BEGIN Data lines
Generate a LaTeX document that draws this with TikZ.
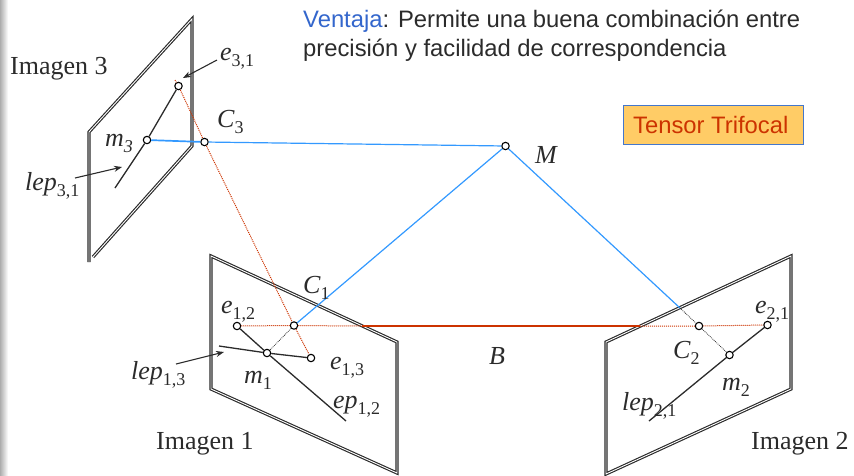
\documentclass[tikz,border=0pt]{standalone}
\usepackage{fontspec}
\setmainfont{Liberation Serif}
\newfontfamily\arialf{Liberation Sans}
\definecolor{ink}{HTML}{2B2B2B}
\definecolor{bluel}{HTML}{3399FF}
\definecolor{redl}{HTML}{CC3300}
\definecolor{boxfill}{HTML}{FFCC66}
\definecolor{boxline}{HTML}{4477CC}
\definecolor{headblue}{HTML}{3366CC}
\newcommand{\lab}[2]{{\itshape #1}\raisebox{-0.24em}{\fontsize{18}{18}\selectfont #2}}
\newcommand{\labi}[2]{{\itshape #1\raisebox{-0.24em}{\fontsize{18}{18}\selectfont #2}}}
\tikzset{
  x=1pt,y=-1pt,
  frame/.style={draw=ink,line width=1.15pt,double=white,double distance=0.9pt,line join=miter},
  pt/.style={circle,draw=black,fill=white,line width=1.1pt,inner sep=0pt,minimum size=7.4pt},
  lbl/.style={anchor=base west,inner sep=0pt,text=ink,font=\fontsize{26}{26}\selectfont},
  sans/.style={anchor=base west,inner sep=0pt,text=ink,font=\arialf\fontsize{23.8}{23.8}\selectfont},
  epi/.style={draw=ink,line width=1.3pt},
  bluec/.style={draw=bluel,line width=1.2pt},
  reddot/.style={draw=redl,line width=1pt,densely dotted},
  blackdot/.style={draw=ink,line width=0.8pt,densely dotted},
  pointer/.style={draw=ink,line width=1.1pt,-{Stealth[length=8pt,width=6pt]}},
}
\usetikzlibrary{arrows.meta}
\begin{document}
\begin{tikzpicture}
\useasboundingbox (0,0) rectangle (854,475);
\shade[left color=black!32,right color=white] (0,0) rectangle (8,475);
% frames
\draw[frame] (89,262) -- (89,132) -- (192,19) -- (192,146) -- (93,257);
\draw[frame] (211,256) -- (397,342) -- (397,473) -- (211,389) -- cycle;
\draw[frame] (791,256) -- (606,342) -- (606,474) -- (791,389) -- cycle;
% points
\node[pt] (e31) at (178.5,86) {};
\node[pt] (m3) at (147,140) {};
\node[pt] (C3) at (204.5,142) {};
\node[pt] (M) at (505.5,146) {};
\node[pt] (C1) at (294,325.5) {};
\node[pt] (m1) at (267,353) {};
\node[pt] (e12) at (237,326) {};
\node[pt] (e13) at (311,358) {};
\node[pt] (C2) at (699,326) {};
\node[pt] (m2) at (729.5,355) {};
\node[pt] (e21) at (767.5,325) {};
% free ends
\coordinate (lep3end) at (115,188);
\coordinate (ep12end) at (346,421);
\coordinate (lep13end) at (219,346);
\coordinate (lep21end) at (649,421);
\coordinate (redtop) at (175,80);
\coordinate (redA) at (362,326);
\coordinate (redB) at (640,326);
\coordinate (blueEnd) at (680,308);
\coordinate (a1s) at (217,60);
\coordinate (a1e) at (183,78);
\coordinate (a2s) at (75,178);
\coordinate (a2e) at (122,167);
\coordinate (a3s) at (176,364);
\coordinate (a3e) at (224,352);
% epipolar lines
\draw[epi] (e31) -- (m3) -- (lep3end);
\draw[epi] (e12) -- (m1) -- (ep12end);
\draw[epi] (lep13end) -- (m1) -- (e13);
\draw[epi] (e21) -- (m2) -- (lep21end);
% red
\draw[reddot] (redtop) -- (e31) -- (C3) -- (C1) -- (e13);
\draw[reddot] (e12) -- (C1) -- (redA);
\draw[reddot] (redB) -- (C2) -- (e21);
\draw[draw=redl,line width=2.2pt] (redA) -- (redB);
% blue
\draw[bluec,line width=1.7pt] (m3) -- (C3);
\draw[bluec] (C3) -- (M);
\draw[bluec] (C1) -- (M);
\draw[bluec] (M) -- (blueEnd);
% dotted
\draw[blackdot] (blueEnd) -- (C2) -- (m2);
\draw[blackdot] (C1) -- (m1);
% pointers
\draw[pointer] (a1s) -- (a1e);
\draw[pointer] (a2s) -- (a2e);
\draw[pointer] (a3s) -- (a3e);
% labels
\node[lbl] (t1) at (10,74) {Imagen 3};
\node[lbl] (t2) at (156,449) {Imagen 1};
\node[lbl] (t3) at (751,449) {Imagen 2};
\node[lbl] (l1) at (220,60) {\lab{e}{3,1}};
\node[lbl] (l2) at (217,127) {\lab{C}{3}};
\node[lbl] (l3) at (105,146) {\labi{m}{3}};
\node[lbl] (l4) at (25,190) {\lab{lep}{3,1}};
\node[lbl] (l5) at (303,293) {\lab{C}{1}};
\node[lbl] (l6) at (221,313) {\lab{e}{1,2}};
\node[lbl] (l7) at (131,379) {\lab{lep}{1,3}};
\node[lbl] (l8) at (244,383) {\lab{m}{1}};
\node[lbl] (l9) at (330,369) {\lab{e}{1,3}};
\node[lbl] (l10) at (333,408) {\lab{ep}{1,2}};
\node[lbl] (l11) at (673,358) {\lab{C}{2}};
\node[lbl] (l12) at (722,390) {\lab{m}{2}};
\node[lbl] (l13) at (622,410) {\lab{lep}{2,1}};
\node[lbl] (l14) at (755,313) {\lab{e}{2,1}};
\node[lbl] (l15) at (535,163) {\textit{M}};
\node[lbl] (l16) at (489,364) {\textit{B}};
\node[sans] (h1) at (303,27) {\textcolor{headblue}{Ventaja}: Permite una buena combinación entre};
\node[sans] (h2) at (303,56) {precisión y facilidad de correspondencia};
\node[draw=boxline,fill=boxfill,line width=1pt,minimum width=180pt,minimum height=39pt,inner sep=0pt] (tt) at (713,124.5) {};
\node[sans,text=redl] (tt2) at (633,133) {Tensor Trifocal};
\end{tikzpicture}
\end{document}
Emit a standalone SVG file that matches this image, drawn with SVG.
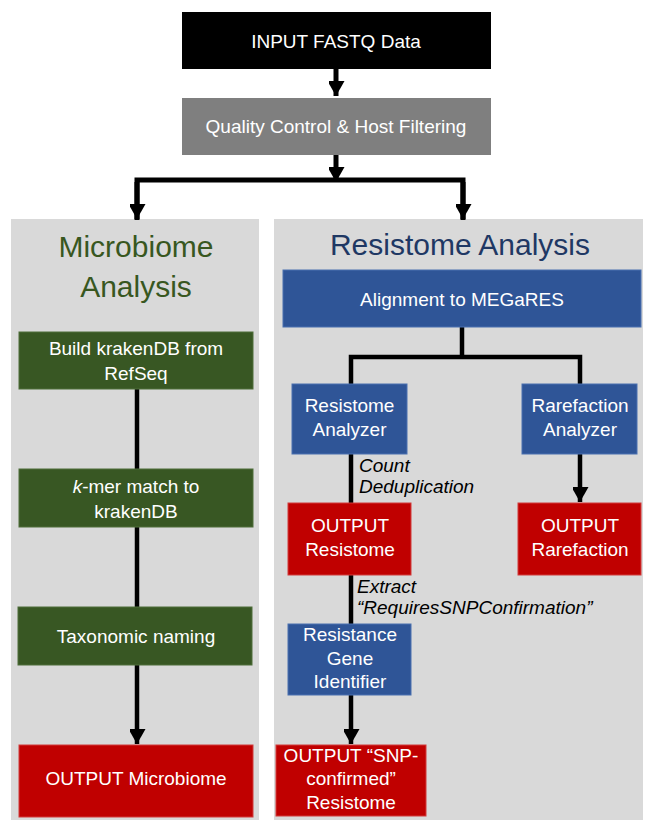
<svg xmlns="http://www.w3.org/2000/svg" width="645" height="820" viewBox="0 0 645 820">
<defs>
<marker id="ah" markerUnits="userSpaceOnUse" markerWidth="18" markerHeight="16" refX="15" refY="8.5" orient="auto">
<path d="M0,0 L15,8.5 L0,17 Z" fill="#000"/>
</marker>
<style>
.panel{fill:#d9d9d9}
.box{stroke-width:1}
.blk{fill:#000}
.gry{fill:#7f7f7f}
.grn{fill:#385723;stroke:#4e6e3a}
.blu{fill:#2f5597;stroke:#4a70b0}
.red{fill:#c00000;stroke:#d23a3a}
.t{font-family:"Liberation Sans",Arial,sans-serif;font-size:19px;fill:#fff;text-anchor:middle}
.title{font-family:"Liberation Sans",Arial,sans-serif;font-size:30px;text-anchor:middle}
.lbl{font-family:"Liberation Sans",Arial,sans-serif;font-size:19px;font-style:italic;fill:#000}
.c{fill:none;stroke:#000;stroke-width:4.5}
</style>
</defs>
<rect width="645" height="820" fill="#fff"/>
<g id="panel-microbiome">
<rect class="panel" x="11" y="219" width="248" height="601"/>
<text class="title" x="136" y="257" fill="#38571f">Microbiome</text>
<text class="title" x="136" y="297" fill="#38571f">Analysis</text>
</g>
<g id="panel-resistome">
<rect class="panel" x="274" y="219" width="369" height="601"/>
<text class="title" x="460" y="255" fill="#1f3864">Resistome Analysis</text>
</g>
<g id="connectors">
<line class="c" x1="336" y1="69" x2="336" y2="96" marker-end="url(#ah)" style="stroke-width:5"/>
<line class="c" x1="336" y1="155" x2="336" y2="182" marker-end="url(#ah)" style="stroke-width:5"/>
<polyline class="c" points="137,220 137,180 463,180 463,220" style="stroke-width:5;marker-end:none"/>
<line class="c" x1="137" y1="182" x2="137" y2="219" marker-end="url(#ah)" style="stroke-width:5"/>
<line class="c" x1="463" y1="182" x2="463" y2="219" marker-end="url(#ah)" style="stroke-width:5"/>
<line class="c" x1="137" y1="389" x2="137" y2="469"/>
<line class="c" x1="137" y1="527" x2="137" y2="607"/>
<line class="c" x1="137" y1="665" x2="137" y2="744" marker-end="url(#ah)"/>
<line class="c" x1="462" y1="327" x2="462" y2="357"/>
<polyline class="c" points="351,384 351,357 580,357 580,384"/>
<line class="c" x1="351" y1="454" x2="351" y2="503"/>
<line class="c" x1="580" y1="454" x2="580" y2="502" marker-end="url(#ah)"/>
<line class="c" x1="351" y1="575" x2="351" y2="624"/>
<line class="c" x1="351" y1="695" x2="351" y2="744" marker-end="url(#ah)"/>
<text class="lbl" x="359" y="472">Count</text>
<text class="lbl" x="359" y="493">Deduplication</text>
<text class="lbl" x="357" y="593">Extract</text>
<text class="lbl" x="357" y="614">“RequiresSNPConfirmation”</text>
</g>
<g id="input">
<rect class="blk" x="182" y="12" width="309" height="57"/>
<text class="t" x="336" y="48">INPUT FASTQ Data</text>
</g>
<g id="qc">
<rect class="gry" x="182" y="98" width="309" height="57"/>
<text class="t" x="336" y="133">Quality Control &amp; Host Filtering</text>
</g>
<g id="build-kraken">
<rect class="box grn" x="19" y="332" width="234" height="57"/>
<text class="t" x="136" y="355">Build krakenDB from</text>
<text class="t" x="136" y="380">RefSeq</text>
</g>
<g id="kmer">
<rect class="box grn" x="19" y="469" width="234" height="58"/>
<text class="t" x="136" y="493"><tspan font-style="italic">k</tspan>-mer match to</text>
<text class="t" x="136" y="518">krakenDB</text>
</g>
<g id="taxonomic">
<rect class="box grn" x="18" y="607" width="234" height="58"/>
<text class="t" x="136" y="643">Taxonomic naming</text>
</g>
<g id="out-microbiome">
<rect class="box red" x="19" y="745" width="234" height="72"/>
<text class="t" x="136" y="785">OUTPUT Microbiome</text>
</g>
<g id="alignment">
<rect class="box blu" x="283" y="270" width="358" height="57"/>
<text class="t" x="462" y="306">Alignment to MEGaRES</text>
</g>
<g id="resistome-analyzer">
<rect class="box blu" x="292" y="384" width="115" height="70"/>
<text class="t" x="349.5" y="412">Resistome</text>
<text class="t" x="349.5" y="436">Analyzer</text>
</g>
<g id="rarefaction-analyzer">
<rect class="box blu" x="522" y="384" width="115" height="70"/>
<text class="t" x="580" y="412">Rarefaction</text>
<text class="t" x="580" y="436">Analyzer</text>
</g>
<g id="out-resistome">
<rect class="box red" x="288" y="503" width="123" height="72"/>
<text class="t" x="350" y="532">OUTPUT</text>
<text class="t" x="350" y="556">Resistome</text>
</g>
<g id="out-rarefaction">
<rect class="box red" x="518" y="503" width="123" height="72"/>
<text class="t" x="580" y="532">OUTPUT</text>
<text class="t" x="580" y="556">Rarefaction</text>
</g>
<g id="resistance-gene">
<rect class="box blu" x="288" y="624" width="123" height="71"/>
<text class="t" x="350" y="641">Resistance</text>
<text class="t" x="350" y="665">Gene</text>
<text class="t" x="350" y="688">Identifier</text>
</g>
<g id="out-snp">
<rect class="box red" x="276" y="745" width="150" height="71"/>
<text class="t" x="351" y="762">OUTPUT “SNP-</text>
<text class="t" x="351" y="785">confirmed”</text>
<text class="t" x="351" y="809">Resistome</text>
</g>
</svg>
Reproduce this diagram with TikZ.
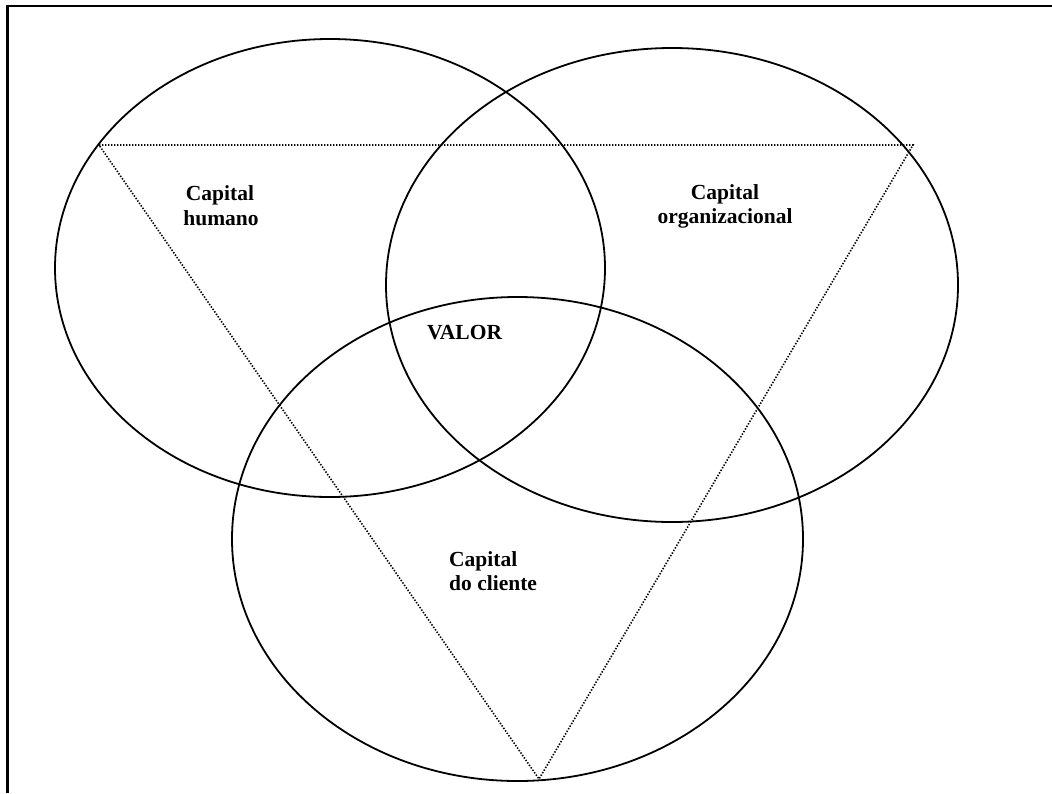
END Data lines
Problem requirements: Copy out every line holding the string "this".

Worked solution:
Generate a LaTeX document that draws this with TikZ.
Emit a standalone SVG file that matches this image, drawn with SVG.
Reproduce this diagram with TikZ.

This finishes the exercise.